Originally published December 02, 2017



  1. These are pretty much classic Swiss Rösti (Roesti) –.pronounced “rush-tea.” Traditionally they are cooked in butter or a flavored fat such as goose fat, which will give them more flavor. Most Swiss recipes that I have seen suggest chilling the cooked potatoes several hours or overnight before coarsely grating them into long shreds. It’s much easier to grate a chilled potato.

    1. Lovely trick, Rita, thank you for sharing! I had roesti in Switzerland once, larded with chunks of bacon and onion, and it was one of the most heavenly things I’ve experienced in my life…

  2. 4 stars
    Good morning! I made the recipe and found it to be too bland. Having had the “traditionsl” latkes forever, I thought that I would try them. I served the cakes to the attendees of my Hanakkah party. Everyone agreed that they just weren’t to their taste! Tasted too much like mashed potato cakes was the most heard comment. This is not meant as a bad review. The end products was totally edible. Wishing everyone a happy and healthy holiday season!!!
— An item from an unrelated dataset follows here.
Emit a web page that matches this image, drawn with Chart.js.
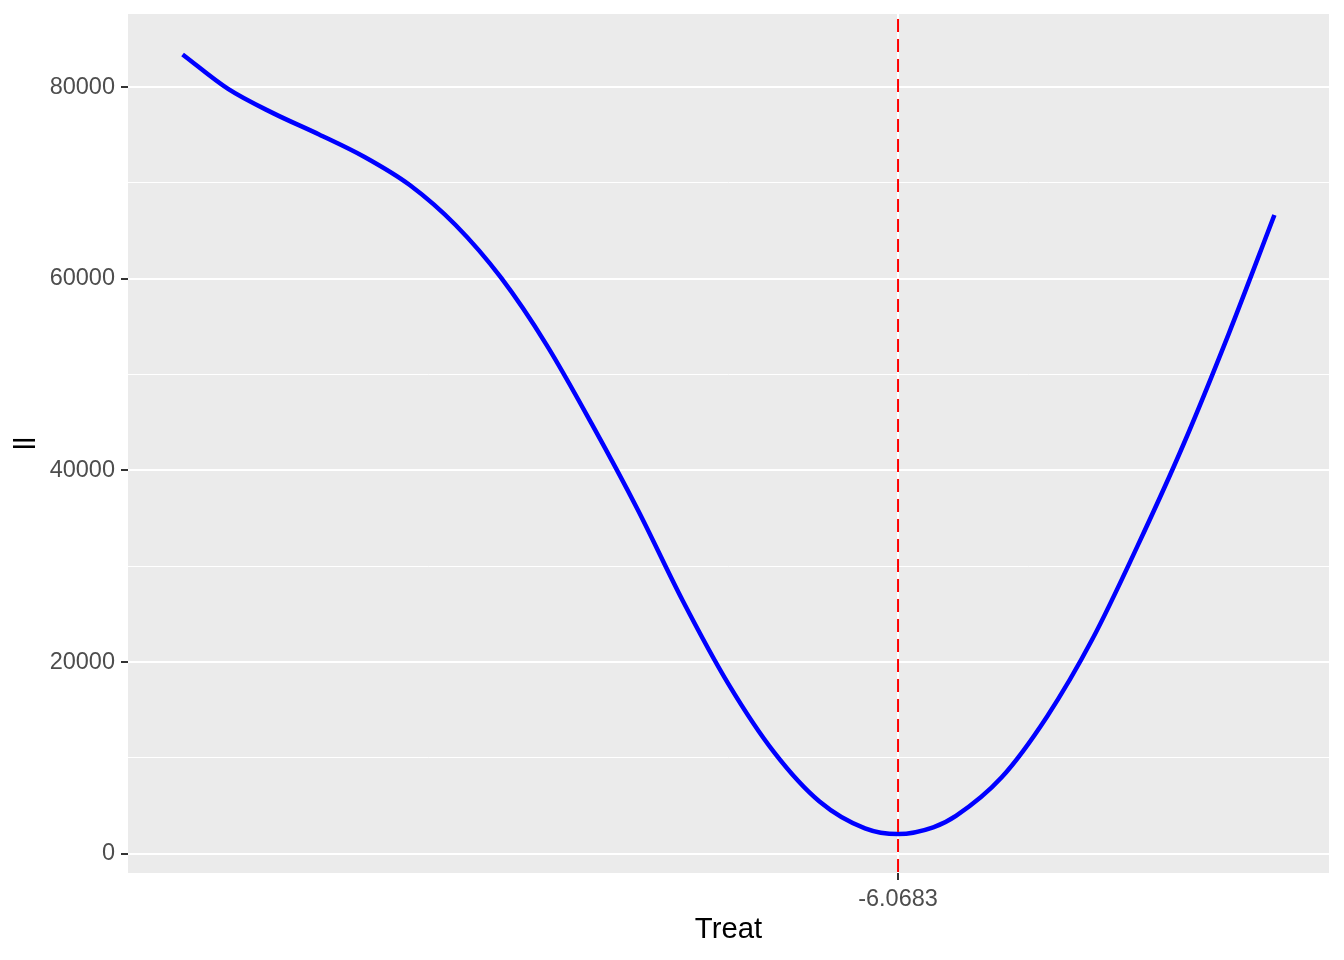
<!DOCTYPE html>
<html>
<head>
<meta charset="utf-8">
<script src="https://cdn.jsdelivr.net/npm/chart.js@4/dist/chart.umd.min.js"></script>
<style>
  html, body { margin: 0; padding: 0; background: #ffffff; }
  #plot { display: block; }
</style>
</head>
<body>
<canvas id="plot" width="1344" height="960"></canvas>
<script>
// curve (Treat vs ll)
const treat = [-10, -9.75, -9.5, -9.25, -9, -8.75, -8.5, -8.25, -8, -7.75, -7.5, -7.25, -7,
               -6.75, -6.5, -6.25, -6.0683, -5.875, -5.75, -5.5, -5.25, -5, -4.75, -4.5, -4.25, -4];
const ll = [83400, 79800, 77250, 75050, 72700, 69750, 65600, 60100, 53100, 44800, 35950, 26350, 17700,
            10600, 5450, 2650, 2050, 2750, 3950, 7950, 14300, 22400, 32200, 42700, 54300, 66650];

const vlineX = -6.0683;
const xTicks = [-6.0683];
const xTickLabels = ['-6.0683'];
const yGrid = [0, 10000, 20000, 30000, 40000, 50000, 60000, 70000, 80000];
const yMajor = [0, 20000, 40000, 60000, 80000];

const FONT = "'Liberation Sans', Arial, sans-serif";

function isMajor(ctx) {
    return ctx.tick && yMajor.includes(ctx.tick.value);
}

// grey panel behind everything
const panelBg = {
    id: 'panelBg',
    beforeDraw(chart) {
        const { ctx, chartArea } = chart;
        ctx.save();
        ctx.fillStyle = '#ffffff';
        ctx.fillRect(0, 0, chart.width, chart.height);
        ctx.fillStyle = '#EBEBEB';
        ctx.fillRect(chartArea.left, chartArea.top, chartArea.right - chartArea.left, chartArea.bottom - chartArea.top);
        ctx.restore();
    }
};

// red dashed line at the minimum
const vline = {
    id: 'vline',
    afterDatasetsDraw(chart) {
        const { ctx, chartArea, scales } = chart;
        const x = scales.x.getPixelForValue(vlineX);
        ctx.save();
        ctx.strokeStyle = '#FF0000';
        ctx.lineWidth = 2;
        ctx.setLineDash([13, 7]);
        ctx.lineDashOffset = 15;
        ctx.beginPath();
        ctx.moveTo(x, chartArea.top);
        ctx.lineTo(x, chartArea.bottom);
        ctx.stroke();
        ctx.restore();
    }
};

function noPad(scale) {
    scale.paddingTop = 0;
    scale.paddingBottom = 0;
    scale.paddingLeft = 0;
    scale.paddingRight = 0;
}

new Chart(document.getElementById('plot'), {
    type: 'line',
    data: {
        datasets: [{
            data: treat.map((t, i) => ({ x: t, y: ll[i] })),
            borderColor: '#0000FF',
            borderWidth: 4.5,
            pointRadius: 0,
            fill: false,
            cubicInterpolationMode: 'monotone'
        }]
    },
    options: {
        responsive: false,
        animation: false,
        events: [],
        layout: { padding: { left: 0, top: 14, right: 15, bottom: 0 } },
        plugins: {
            legend: { display: false },
            tooltip: { enabled: false }
        },
        scales: {
            x: {
                type: 'linear',
                min: -10.3,
                max: -3.7,
                afterBuildTicks: (scale) => { scale.ticks = xTicks.map(v => ({ value: v })); },
                afterFit: (scale) => { scale.height = 87; noPad(scale); },
                border: { display: false },
                grid: {
                    color: '#FFFFFF',
                    lineWidth: 2,
                    tickColor: '#333333',
                    tickWidth: 2,
                    tickLength: 7
                },
                ticks: {
                    autoSkip: false,
                    maxRotation: 0,
                    padding: 5,
                    color: '#4D4D4D',
                    font: { family: FONT, size: 23.5 },
                    callback: (v, i) => xTickLabels[i]
                },
                title: {
                    display: true,
                    text: 'Treat',
                    color: '#000000',
                    font: { family: FONT, size: 29.3, lineHeight: 1 },
                    padding: { top: 0, bottom: 15 }
                }
            },
            y: {
                type: 'linear',
                min: -2014,
                max: 87620,
                afterBuildTicks: (scale) => { scale.ticks = yGrid.map(v => ({ value: v })); },
                afterFit: (scale) => { scale.width = 128; noPad(scale); },
                border: { display: false },
                grid: {
                    color: '#FFFFFF',
                    lineWidth: (ctx) => isMajor(ctx) ? 2 : 1,
                    tickColor: (ctx) => isMajor(ctx) ? '#333333' : 'rgba(0,0,0,0)',
                    tickWidth: 2,
                    tickLength: 7
                },
                ticks: {
                    autoSkip: false,
                    padding: 6,
                    color: '#4D4D4D',
                    font: { family: FONT, size: 23.5 },
                    callback: (v) => yMajor.includes(v) ? String(v) : ''
                },
                title: {
                    display: true,
                    text: 'll',
                    color: '#000000',
                    font: { family: FONT, size: 29.3, lineHeight: 1 },
                    padding: { top: 12, bottom: 0 }
                }
            }
        }
    },
    plugins: [panelBg, vline]
});
</script>
</body>
</html>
    1. Mark, many thanks for sharing your experience, and we’re really sorry to hear that they’re not more to your liking. True, the taste is subtle, as these are more about texture with the crisp exterior and the mushy-in-a-good-way, mashed-potato-like interior. We do test each recipe several times before we decide whether or not to put it on the site, so I hope you’ll try another recipe (or three!) from us soon….

  3. Renee, thank you so very much for sending me the e-mail with link to Latke’s. I am so grateful and it was easy then to get to the right page. I plan to make these very soon and I thank you for this recipe. Mo Hoyal

  4. I don’t celebrate Hanukkah, but I’m going to show my support of the Jewish faith by eating a skillet full of fried potatoes tonight. Mazel tov!

  5. This latke recipe is a departure from what I am used to, but I am going to try this tonight. I like the idea of one or two large latkes instead of flipping individual pancakes.

    1. We’re honored that you’re giving Leite’s Culinaria your trust this evening. And, assuming that you’re making these “unorthodox” latkes in celebration of the holiday… Happy Hanukkah to you. (If not, as Renee says, the latkes are lovely any time of year, for any occasion.) Thanks for commenting.

    2. Glad you’re going to try it, Jamie. And I think you’ll be quite pleasantly surprised by the really ethereally light texture of the interior in contrast against the crisp exterior. It’s a simple but brilliant technique that the recipe relies upon. And so lovely any time of year.